• [Material for the task]
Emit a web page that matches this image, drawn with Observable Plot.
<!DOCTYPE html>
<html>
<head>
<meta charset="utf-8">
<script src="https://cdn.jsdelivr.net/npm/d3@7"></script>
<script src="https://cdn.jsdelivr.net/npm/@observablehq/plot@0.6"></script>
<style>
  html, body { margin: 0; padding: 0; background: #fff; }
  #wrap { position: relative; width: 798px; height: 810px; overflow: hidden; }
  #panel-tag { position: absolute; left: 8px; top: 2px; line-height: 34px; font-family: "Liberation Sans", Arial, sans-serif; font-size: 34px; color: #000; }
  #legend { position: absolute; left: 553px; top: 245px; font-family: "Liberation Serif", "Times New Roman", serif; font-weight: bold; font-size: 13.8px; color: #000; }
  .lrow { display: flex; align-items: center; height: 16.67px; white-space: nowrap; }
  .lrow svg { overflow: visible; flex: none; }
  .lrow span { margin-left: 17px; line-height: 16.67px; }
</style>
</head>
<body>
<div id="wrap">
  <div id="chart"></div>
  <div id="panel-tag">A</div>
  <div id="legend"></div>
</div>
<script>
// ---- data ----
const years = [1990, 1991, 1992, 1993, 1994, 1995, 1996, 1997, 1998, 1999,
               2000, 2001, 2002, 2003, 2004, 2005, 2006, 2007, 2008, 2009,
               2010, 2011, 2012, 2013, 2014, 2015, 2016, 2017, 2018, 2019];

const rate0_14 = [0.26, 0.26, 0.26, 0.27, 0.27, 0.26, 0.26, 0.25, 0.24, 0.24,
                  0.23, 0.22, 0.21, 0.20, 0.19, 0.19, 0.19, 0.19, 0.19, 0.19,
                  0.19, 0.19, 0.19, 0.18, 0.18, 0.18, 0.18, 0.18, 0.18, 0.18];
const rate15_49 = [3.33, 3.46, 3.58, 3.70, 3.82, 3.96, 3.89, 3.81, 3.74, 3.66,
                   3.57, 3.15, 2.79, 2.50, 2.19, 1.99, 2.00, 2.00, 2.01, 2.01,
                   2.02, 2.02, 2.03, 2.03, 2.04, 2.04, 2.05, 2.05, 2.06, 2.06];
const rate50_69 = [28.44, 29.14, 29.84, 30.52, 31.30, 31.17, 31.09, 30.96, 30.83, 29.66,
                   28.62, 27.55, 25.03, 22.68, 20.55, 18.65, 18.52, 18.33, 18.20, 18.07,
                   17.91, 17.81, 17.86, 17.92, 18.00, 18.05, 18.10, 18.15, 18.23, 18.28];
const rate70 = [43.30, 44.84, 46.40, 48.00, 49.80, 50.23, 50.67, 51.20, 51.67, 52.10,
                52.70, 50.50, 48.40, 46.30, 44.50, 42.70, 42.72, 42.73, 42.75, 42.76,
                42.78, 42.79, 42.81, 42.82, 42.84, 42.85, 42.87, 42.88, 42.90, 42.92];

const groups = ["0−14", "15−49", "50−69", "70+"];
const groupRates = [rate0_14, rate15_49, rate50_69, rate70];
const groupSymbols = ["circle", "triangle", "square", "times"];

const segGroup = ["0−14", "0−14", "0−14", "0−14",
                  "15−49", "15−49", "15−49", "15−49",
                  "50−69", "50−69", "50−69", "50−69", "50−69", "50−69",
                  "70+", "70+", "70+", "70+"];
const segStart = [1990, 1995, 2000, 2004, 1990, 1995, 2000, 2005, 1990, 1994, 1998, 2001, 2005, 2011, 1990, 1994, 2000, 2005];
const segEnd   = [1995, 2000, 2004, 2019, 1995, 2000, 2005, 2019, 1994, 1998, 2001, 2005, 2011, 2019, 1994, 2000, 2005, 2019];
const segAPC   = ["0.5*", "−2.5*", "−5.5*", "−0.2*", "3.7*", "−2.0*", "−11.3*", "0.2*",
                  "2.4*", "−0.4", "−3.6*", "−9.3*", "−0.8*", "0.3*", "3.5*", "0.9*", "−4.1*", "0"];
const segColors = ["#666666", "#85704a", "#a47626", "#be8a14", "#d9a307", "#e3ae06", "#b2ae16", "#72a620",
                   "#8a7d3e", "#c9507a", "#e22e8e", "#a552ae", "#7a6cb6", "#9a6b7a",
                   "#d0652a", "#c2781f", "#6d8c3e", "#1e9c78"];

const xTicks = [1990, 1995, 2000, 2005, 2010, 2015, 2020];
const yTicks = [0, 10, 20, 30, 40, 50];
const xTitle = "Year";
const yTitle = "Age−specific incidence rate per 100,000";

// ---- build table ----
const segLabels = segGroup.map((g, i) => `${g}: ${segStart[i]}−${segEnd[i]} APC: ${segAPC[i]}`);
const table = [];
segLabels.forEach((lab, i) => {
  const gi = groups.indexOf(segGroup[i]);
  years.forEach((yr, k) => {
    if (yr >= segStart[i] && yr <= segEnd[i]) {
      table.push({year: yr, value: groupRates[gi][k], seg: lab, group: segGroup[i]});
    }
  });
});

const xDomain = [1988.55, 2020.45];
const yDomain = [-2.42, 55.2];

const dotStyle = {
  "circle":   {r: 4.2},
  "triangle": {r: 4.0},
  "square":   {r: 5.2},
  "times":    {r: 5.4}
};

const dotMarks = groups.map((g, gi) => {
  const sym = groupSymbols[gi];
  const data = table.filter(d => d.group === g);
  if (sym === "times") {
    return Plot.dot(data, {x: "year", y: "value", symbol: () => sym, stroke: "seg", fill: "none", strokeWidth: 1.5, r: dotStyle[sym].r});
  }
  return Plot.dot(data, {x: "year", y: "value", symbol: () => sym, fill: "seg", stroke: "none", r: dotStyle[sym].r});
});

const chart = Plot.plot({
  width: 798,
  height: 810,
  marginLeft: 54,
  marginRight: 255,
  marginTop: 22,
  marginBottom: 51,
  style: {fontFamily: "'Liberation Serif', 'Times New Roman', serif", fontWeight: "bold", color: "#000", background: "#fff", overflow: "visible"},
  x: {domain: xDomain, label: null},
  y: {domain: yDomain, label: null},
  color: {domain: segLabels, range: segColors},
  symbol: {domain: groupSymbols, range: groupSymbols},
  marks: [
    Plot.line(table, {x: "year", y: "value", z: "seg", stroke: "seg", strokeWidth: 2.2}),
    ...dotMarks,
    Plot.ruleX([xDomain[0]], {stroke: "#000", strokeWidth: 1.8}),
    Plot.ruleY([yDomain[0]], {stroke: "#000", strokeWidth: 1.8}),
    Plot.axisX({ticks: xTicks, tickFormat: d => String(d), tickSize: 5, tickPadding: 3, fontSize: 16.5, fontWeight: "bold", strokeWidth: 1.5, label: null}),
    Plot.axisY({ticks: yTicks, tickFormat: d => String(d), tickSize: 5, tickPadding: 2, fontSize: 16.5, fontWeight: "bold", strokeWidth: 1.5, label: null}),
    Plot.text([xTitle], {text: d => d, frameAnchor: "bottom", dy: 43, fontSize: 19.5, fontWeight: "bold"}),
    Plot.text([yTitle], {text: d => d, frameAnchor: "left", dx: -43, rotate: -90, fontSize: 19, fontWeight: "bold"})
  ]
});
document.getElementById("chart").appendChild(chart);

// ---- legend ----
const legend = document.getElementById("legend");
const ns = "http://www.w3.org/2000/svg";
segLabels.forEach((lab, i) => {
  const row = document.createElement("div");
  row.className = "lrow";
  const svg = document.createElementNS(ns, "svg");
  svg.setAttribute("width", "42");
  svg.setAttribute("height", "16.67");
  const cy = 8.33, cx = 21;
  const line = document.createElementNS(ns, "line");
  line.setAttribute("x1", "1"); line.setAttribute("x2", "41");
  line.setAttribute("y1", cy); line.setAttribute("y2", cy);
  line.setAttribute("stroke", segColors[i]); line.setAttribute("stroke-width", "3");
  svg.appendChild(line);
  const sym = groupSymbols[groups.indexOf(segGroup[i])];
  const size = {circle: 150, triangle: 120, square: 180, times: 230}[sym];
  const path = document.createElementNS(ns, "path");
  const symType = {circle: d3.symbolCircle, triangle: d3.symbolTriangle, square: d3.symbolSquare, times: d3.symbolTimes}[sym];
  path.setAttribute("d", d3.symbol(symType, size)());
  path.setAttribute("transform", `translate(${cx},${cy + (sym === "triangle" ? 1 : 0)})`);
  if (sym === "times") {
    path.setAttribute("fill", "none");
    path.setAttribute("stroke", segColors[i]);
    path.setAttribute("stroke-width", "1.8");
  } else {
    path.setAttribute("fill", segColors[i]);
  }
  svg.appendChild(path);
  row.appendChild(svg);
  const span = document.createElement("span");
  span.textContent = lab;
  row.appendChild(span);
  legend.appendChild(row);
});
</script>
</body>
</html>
--
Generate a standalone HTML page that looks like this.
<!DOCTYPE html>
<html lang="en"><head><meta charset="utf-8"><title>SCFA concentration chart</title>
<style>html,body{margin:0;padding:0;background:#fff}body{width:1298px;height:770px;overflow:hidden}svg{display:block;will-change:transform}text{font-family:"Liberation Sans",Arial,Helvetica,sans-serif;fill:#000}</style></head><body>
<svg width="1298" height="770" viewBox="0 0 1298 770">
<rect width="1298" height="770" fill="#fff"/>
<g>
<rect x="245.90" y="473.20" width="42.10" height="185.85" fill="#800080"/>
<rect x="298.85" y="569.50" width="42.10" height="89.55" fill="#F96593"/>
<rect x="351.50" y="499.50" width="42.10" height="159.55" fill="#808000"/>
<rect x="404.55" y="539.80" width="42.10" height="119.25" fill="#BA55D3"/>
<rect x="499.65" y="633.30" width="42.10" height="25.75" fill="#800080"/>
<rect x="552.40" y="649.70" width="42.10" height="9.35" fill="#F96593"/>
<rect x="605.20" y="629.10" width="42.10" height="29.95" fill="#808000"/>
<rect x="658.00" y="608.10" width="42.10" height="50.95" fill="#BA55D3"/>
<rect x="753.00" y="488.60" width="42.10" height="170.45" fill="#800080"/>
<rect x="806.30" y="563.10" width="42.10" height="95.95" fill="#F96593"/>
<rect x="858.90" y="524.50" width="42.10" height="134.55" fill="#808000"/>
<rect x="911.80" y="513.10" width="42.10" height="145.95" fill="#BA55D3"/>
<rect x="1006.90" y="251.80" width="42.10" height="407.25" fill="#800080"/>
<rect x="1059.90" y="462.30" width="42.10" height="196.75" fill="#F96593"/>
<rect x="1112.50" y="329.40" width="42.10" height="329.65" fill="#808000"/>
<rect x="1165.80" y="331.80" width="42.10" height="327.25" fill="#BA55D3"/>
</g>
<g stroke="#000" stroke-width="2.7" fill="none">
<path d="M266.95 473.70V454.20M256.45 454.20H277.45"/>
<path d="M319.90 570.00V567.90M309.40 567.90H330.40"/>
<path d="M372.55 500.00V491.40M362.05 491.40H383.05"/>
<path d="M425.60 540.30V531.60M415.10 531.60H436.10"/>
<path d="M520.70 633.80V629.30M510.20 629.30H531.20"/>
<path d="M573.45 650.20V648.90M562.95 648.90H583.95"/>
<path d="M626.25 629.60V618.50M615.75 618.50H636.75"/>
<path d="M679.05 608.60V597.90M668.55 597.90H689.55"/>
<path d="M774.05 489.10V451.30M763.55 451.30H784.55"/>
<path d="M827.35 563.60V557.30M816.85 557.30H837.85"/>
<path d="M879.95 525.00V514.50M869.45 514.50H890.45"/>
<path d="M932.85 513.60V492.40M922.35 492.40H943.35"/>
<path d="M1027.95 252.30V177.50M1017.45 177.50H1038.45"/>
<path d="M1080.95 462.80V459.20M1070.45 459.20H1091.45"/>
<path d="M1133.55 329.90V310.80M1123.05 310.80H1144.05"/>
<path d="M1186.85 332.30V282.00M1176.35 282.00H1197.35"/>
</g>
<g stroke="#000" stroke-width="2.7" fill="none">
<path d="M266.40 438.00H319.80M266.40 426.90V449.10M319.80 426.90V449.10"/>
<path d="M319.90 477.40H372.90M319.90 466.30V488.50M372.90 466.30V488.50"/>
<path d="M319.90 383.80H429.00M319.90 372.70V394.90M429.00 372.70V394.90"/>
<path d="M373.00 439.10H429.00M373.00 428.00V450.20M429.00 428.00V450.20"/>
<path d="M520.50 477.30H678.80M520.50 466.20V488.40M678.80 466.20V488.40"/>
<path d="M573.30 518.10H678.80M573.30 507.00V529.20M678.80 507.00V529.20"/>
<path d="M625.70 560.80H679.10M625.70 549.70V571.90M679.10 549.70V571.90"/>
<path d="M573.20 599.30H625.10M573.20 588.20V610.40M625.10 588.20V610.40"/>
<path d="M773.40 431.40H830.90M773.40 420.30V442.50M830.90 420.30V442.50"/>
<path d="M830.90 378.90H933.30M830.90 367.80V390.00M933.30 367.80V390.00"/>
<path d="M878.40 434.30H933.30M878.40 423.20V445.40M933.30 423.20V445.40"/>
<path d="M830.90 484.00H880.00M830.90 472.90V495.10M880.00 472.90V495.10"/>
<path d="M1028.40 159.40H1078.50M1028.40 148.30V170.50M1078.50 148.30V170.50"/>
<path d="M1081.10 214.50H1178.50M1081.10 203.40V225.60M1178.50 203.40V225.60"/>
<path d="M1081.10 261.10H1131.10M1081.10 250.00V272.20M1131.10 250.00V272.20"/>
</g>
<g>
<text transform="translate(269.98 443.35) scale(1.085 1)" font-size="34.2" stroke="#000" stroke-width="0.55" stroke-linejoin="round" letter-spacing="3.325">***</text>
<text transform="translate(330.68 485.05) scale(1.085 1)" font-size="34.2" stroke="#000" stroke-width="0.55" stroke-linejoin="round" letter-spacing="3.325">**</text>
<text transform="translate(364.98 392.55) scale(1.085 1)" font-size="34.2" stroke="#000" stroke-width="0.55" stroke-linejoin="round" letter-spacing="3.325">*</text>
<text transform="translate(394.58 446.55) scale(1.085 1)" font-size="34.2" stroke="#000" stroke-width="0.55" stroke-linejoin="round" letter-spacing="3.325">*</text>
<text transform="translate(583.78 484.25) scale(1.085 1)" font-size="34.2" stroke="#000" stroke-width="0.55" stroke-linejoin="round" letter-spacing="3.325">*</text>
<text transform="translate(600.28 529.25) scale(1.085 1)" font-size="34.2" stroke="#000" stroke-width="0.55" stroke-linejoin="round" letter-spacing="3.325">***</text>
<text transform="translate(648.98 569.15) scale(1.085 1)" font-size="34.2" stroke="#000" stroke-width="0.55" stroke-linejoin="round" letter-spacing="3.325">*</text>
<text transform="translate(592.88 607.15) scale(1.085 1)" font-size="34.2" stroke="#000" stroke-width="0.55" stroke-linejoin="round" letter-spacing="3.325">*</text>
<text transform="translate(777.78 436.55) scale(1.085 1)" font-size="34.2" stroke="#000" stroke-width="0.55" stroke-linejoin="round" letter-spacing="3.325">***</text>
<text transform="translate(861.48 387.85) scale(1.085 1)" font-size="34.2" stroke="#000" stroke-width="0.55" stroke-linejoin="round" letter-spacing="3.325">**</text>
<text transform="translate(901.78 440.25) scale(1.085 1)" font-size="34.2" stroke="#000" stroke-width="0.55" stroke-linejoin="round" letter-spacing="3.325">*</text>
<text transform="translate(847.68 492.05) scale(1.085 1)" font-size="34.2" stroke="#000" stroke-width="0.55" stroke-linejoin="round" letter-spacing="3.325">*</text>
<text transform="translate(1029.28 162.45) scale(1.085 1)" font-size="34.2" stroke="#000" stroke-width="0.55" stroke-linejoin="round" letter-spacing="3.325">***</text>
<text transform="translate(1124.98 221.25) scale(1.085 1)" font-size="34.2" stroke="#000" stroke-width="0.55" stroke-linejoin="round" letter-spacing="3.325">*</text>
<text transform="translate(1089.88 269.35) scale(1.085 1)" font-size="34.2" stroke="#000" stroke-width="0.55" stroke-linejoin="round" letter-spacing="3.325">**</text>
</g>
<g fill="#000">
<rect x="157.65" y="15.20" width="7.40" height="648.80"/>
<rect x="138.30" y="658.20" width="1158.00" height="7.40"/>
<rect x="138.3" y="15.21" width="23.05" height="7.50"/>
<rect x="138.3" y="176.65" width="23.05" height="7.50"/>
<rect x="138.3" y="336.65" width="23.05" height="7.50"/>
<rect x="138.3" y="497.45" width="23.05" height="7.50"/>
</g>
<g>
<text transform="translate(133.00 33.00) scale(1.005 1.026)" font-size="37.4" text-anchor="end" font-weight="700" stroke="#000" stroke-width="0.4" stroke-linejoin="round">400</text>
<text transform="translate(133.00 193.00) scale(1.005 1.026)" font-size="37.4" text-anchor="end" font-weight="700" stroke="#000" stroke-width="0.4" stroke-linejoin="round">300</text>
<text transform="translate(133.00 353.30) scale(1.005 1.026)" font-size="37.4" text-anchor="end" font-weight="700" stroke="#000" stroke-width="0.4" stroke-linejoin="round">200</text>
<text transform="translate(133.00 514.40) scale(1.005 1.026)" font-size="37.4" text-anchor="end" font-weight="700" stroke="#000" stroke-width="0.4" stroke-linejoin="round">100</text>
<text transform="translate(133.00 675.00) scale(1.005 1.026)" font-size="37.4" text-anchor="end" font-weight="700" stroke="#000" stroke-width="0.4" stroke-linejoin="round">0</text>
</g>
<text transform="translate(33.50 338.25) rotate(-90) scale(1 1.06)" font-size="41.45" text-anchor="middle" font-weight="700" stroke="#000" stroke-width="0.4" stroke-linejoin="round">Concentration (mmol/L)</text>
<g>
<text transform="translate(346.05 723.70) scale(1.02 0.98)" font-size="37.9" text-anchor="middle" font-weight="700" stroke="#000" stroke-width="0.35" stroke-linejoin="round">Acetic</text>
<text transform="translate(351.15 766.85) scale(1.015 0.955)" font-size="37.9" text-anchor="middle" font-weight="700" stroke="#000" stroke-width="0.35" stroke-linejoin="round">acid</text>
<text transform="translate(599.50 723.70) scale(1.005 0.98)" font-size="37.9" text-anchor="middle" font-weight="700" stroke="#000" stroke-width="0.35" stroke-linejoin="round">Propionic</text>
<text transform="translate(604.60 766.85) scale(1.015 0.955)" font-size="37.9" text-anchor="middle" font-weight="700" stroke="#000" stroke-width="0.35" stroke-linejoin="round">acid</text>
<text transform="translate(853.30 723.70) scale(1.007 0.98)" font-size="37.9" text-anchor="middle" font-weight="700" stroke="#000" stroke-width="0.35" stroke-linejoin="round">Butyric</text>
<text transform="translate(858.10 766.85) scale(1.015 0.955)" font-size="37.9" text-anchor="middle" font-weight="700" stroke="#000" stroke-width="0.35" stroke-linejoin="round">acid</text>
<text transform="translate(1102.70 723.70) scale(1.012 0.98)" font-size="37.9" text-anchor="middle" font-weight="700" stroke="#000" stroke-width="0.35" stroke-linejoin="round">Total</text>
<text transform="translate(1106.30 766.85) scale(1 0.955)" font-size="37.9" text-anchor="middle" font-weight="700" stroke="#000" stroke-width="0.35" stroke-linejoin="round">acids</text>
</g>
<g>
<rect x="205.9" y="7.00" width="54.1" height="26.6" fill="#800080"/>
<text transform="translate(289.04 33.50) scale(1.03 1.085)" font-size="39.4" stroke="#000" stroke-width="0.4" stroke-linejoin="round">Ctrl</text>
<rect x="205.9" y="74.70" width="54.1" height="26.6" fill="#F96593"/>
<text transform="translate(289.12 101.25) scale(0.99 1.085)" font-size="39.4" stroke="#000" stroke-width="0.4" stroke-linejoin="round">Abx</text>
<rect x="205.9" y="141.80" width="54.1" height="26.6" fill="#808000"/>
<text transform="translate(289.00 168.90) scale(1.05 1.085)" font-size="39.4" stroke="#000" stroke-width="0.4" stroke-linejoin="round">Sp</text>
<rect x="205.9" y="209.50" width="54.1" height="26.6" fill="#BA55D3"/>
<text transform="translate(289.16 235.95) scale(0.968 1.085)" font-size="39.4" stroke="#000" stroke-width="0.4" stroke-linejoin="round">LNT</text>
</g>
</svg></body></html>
---
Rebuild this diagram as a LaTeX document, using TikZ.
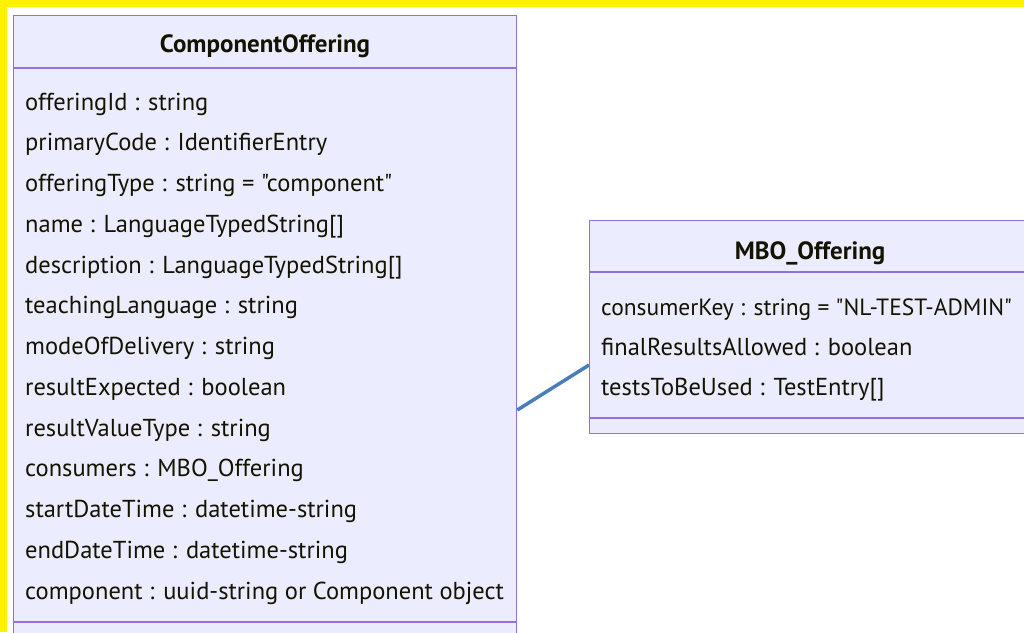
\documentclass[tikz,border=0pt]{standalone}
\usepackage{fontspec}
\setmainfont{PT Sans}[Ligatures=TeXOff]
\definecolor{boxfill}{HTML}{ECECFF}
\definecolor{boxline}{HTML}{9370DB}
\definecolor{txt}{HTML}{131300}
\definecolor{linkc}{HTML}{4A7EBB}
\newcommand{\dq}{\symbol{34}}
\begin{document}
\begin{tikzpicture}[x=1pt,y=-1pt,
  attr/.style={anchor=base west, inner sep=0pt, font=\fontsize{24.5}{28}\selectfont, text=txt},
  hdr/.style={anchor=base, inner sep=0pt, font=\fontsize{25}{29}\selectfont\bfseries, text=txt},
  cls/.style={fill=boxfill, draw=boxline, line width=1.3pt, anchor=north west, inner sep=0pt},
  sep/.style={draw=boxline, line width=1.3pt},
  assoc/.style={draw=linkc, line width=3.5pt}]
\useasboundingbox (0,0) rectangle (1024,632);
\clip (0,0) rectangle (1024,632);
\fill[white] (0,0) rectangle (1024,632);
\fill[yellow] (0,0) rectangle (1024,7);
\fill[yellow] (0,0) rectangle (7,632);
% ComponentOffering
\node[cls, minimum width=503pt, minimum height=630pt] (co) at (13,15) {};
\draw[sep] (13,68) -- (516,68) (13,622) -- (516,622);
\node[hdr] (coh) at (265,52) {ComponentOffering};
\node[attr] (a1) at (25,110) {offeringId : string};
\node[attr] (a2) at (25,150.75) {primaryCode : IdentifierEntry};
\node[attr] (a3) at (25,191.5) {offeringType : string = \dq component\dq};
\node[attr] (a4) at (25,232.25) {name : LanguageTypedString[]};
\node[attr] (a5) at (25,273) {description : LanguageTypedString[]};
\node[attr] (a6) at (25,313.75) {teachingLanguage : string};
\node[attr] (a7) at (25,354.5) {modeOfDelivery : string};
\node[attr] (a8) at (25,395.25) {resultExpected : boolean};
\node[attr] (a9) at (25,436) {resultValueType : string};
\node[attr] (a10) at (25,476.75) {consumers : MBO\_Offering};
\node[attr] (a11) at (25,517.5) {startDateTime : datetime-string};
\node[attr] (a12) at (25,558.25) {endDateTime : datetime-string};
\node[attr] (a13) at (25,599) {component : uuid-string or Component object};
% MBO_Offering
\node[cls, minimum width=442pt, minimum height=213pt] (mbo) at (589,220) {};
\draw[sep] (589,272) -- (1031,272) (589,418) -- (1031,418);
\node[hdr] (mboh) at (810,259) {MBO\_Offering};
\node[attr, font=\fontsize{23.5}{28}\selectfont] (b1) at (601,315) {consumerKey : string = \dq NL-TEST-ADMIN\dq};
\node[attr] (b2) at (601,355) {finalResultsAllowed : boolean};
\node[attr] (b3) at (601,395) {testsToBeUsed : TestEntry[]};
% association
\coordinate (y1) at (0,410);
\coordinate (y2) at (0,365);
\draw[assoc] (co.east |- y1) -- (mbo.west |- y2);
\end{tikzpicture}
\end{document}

• [What you are asked to do] Transcribe exactly, and only, the lines beginning at the line containing "Emit a web page" and ending at the line containing "2010, 2011, 2012, 2013, 2014, 2015, 2016, 2017, 2018, 2019];", both inclusive.

• [Output of the exercise]
Emit a web page that matches this image, drawn with Observable Plot.
<!DOCTYPE html>
<html>
<head>
<meta charset="utf-8">
<script src="https://cdn.jsdelivr.net/npm/d3@7"></script>
<script src="https://cdn.jsdelivr.net/npm/@observablehq/plot@0.6"></script>
<style>
  html, body { margin: 0; padding: 0; background: #fff; }
  #wrap { position: relative; width: 798px; height: 810px; overflow: hidden; }
  #panel-tag { position: absolute; left: 8px; top: 2px; line-height: 34px; font-family: "Liberation Sans", Arial, sans-serif; font-size: 34px; color: #000; }
  #legend { position: absolute; left: 553px; top: 245px; font-family: "Liberation Serif", "Times New Roman", serif; font-weight: bold; font-size: 13.8px; color: #000; }
  .lrow { display: flex; align-items: center; height: 16.67px; white-space: nowrap; }
  .lrow svg { overflow: visible; flex: none; }
  .lrow span { margin-left: 17px; line-height: 16.67px; }
</style>
</head>
<body>
<div id="wrap">
  <div id="chart"></div>
  <div id="panel-tag">A</div>
  <div id="legend"></div>
</div>
<script>
// ---- data ----
const years = [1990, 1991, 1992, 1993, 1994, 1995, 1996, 1997, 1998, 1999,
               2000, 2001, 2002, 2003, 2004, 2005, 2006, 2007, 2008, 2009,
               2010, 2011, 2012, 2013, 2014, 2015, 2016, 2017, 2018, 2019];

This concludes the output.